В полдень первого дня переговоров я встретился с господином Мак-Кенна, одним из самых выдающихся среди ведущих британских банкиров и бывшим министром финансов. Когда я сообщил ему об утренних дискуссиях, он широко улыбнулся:
— Немецкое предложение двадцати миллиардов марок слишком велико. Поскольку Германия способна делать платежи только за счет экспортной выручки, ей придется экспортировать в таких масштабах, что британская промышленность пострадает в непомерной степени.
Среди экономистов союзных держав Мак-Кенна был, видимо, первым, кто признавал так называемую трансферную проблему, которая обуславливала все репарации и экономические действия последующих десятилетий. Легко постановить на бумаге, что одна страна выплатит миллиарды другой. С одной стороны, эта проблема затрагивает государство-должника настолько, что оно должно собирать сумму долга посредством увеличения налогообложения и интенсификации труда. С другой стороны, она затрагивает страны-кредиторы, поскольку выплата долга не может осуществляться валютой страны-должника (в случае с Германией — имперскими марками), но может реализовываться лишь в золоте или товарах. Немецкие марки могли тратиться только в Германии, но экспорт немецких товаров в огромных количествах означал чрезмерное усиление конкуренции для других стран.

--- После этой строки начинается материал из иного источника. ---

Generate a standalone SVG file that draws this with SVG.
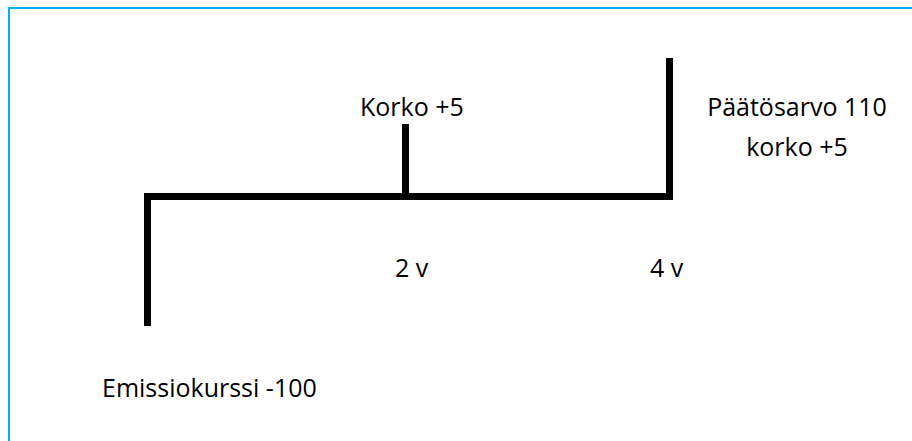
<svg xmlns="http://www.w3.org/2000/svg" width="912" height="441" viewBox="0 0 912 441">
<style>
.frame{stroke:#00B0F0;stroke-width:2;fill:none}
.ln{stroke:#000;stroke-width:7;fill:none;stroke-linecap:butt;stroke-linejoin:miter}
.t{font-family:"Open Sans","Liberation Sans",sans-serif;font-size:25px;fill:#000}
</style>
<rect width="912" height="441" fill="#fff"/>
<path class="frame" d="M9,441 V8 H912"/>
<g id="connectors">
<path class="ln" d="M147.5,326 V196.5 H669.5 V58"/>
<path class="ln" d="M405.5,124 V196"/>
</g>
<g id="korko2"><text class="t" x="360" y="116">Korko +5</text></g>
<g id="paatos"><text class="t" x="797" y="116" text-anchor="middle">Päätösarvo 110</text><text class="t" x="797" y="156" text-anchor="middle">korko +5</text></g>
<g id="v2"><text class="t" x="395" y="277">2 v</text></g>
<g id="v4"><text class="t" x="650" y="277">4 v</text></g>
<g id="emissio"><text class="t" x="102" y="397">Emissiokurssi -100</text></g>
</svg>
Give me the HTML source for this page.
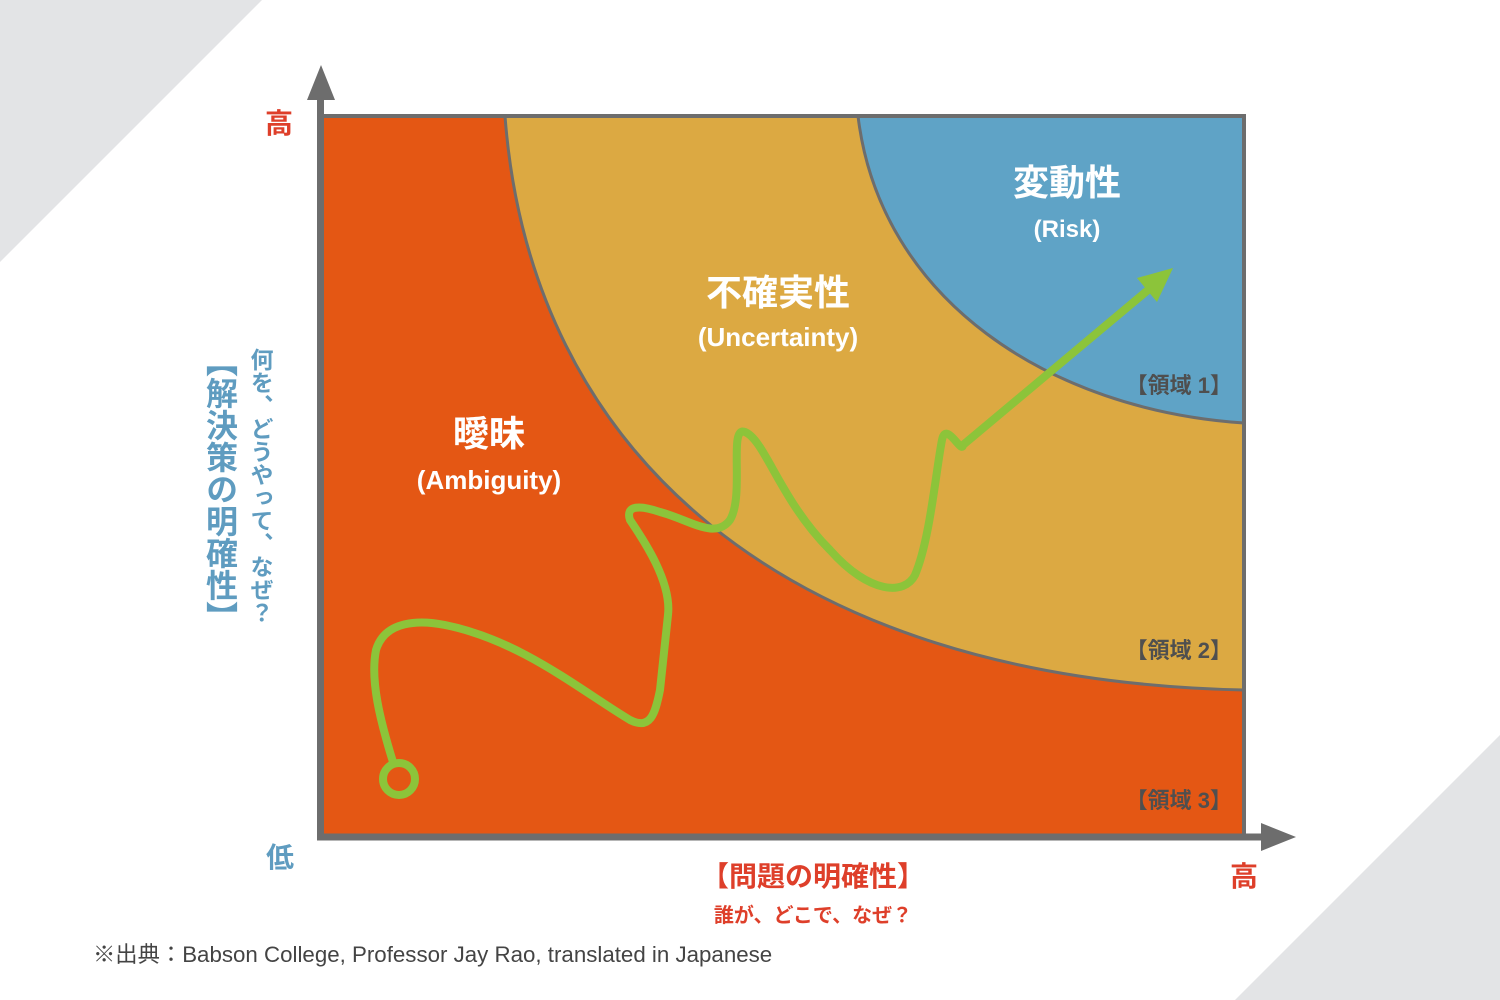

Моя поездка в Англию завершилась на следующий день завтраком, данным в мою честь в Клубе автомобилистов. Это был, во всяком случае, признак того, что мое присутствие и мои разъяснения воспринимались со вниманием и пониманием. Эксперты в финансовых кругах союзных держав стали понимать потребность обсуждения вопроса о репарациях с непредвзятых экономических позиций, так же как необходимость восстановления порядка в германской финансовой системе. Переговоры на правительственном уровне в последующие месяцы завершились решением созвать экономическую конференцию для обсуждения этих вопросов. Она состоялась в 1924 году в Париже под председательством чикагского банкира Чарльза Дауэса и известна в истории под названием конференции Дауэса.